For me, I don’t believe the human brain was ever made for this level of stimulation (we shouldn’t really have 24/7 access to social media either. Go back to the “family PC” model). People have very little connection to music anymore becuase there’s too much and its too easy to access. I can barely remember all the members names in my favorite bands or all their albums. There’s little chance anyone even knows the artists of the millions of songs they’re streaming, or the story behind them.


One of the primary appeals of early streaming platforms (first via MySpace and then later through services like Napster and Pandora) was the opportunity to explore outside your normie musical tastes. For folks who weren’t living in some major metroplex with an active indie music scene, this was a reliable way to find new music and get outside whatever your parents had on repeat in the car on the way to school.
The modern scene has exploited a desire for “newness” in the abstract and stuffed everyone’s feeds with AI slop. But there is still a demand for media broadcasts outside the ClearChannel “Top 3 Pop Songs on a Loop” and Oldie “Mandatory Metallica” stations that go beyond what you have already listened to.
How do you fill your local collection if you aren’t listening to stuff outside your local collection?
I’m always finding new music. I just dont do it using “recommended playlists”.
I got tired of hearing the same stuff from the 80s 90s and early 2000s so I just subscribed to spotify for a few months to explore some new music without ads.
I’ve tried to get back into cds but it’s the old there’s two tracks I like on this one, so switch. I believe in listening to albums in their entirety unless you absolutely can’t stand a song. Streaming is just to convenient and the old way is to limited. Plus it’s far cheaper.
I havent found much modern new music I’ve loved, there’s a few here and there. But I have rediscovered bands I completely forgotten about on streaming or was unaware of from way back then that I now enjoy.

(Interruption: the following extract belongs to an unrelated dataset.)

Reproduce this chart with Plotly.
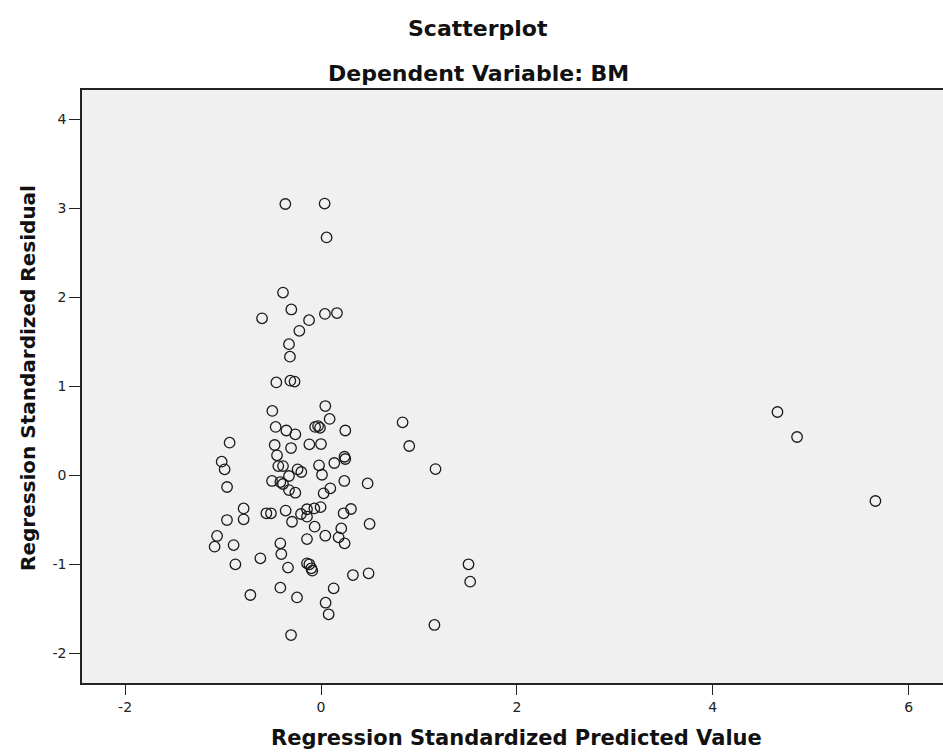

Also some bands who I never cared for their radio single so I just dismissed them and didn’t give them a chance like sum41 and Volbeat. Recently listened to all of princes albums in full for the first time.
Before there was AI slop there was auto-tuned slop.
There’s a certain authenticity that comes from learning to actually play an instrument (including vocals) uniquely - imperfectly, rather than digitally perfect synthesis of perfectly timed notes from a composition score.
And it ultimately flopped. The market became saturated with a product that people associated with flat, tinny, overly-electronic music. People scrambled to get away from it, and we got a mini-folk revival with lots of acoustics and more traditional instrumentals as a result.
In the same way, we’re seeing a scramble to get away from AI music saturation. I don’t think it’ll ever go away (any more than auto-tune did). But it creates a demand for something distinctively not-AI as a result.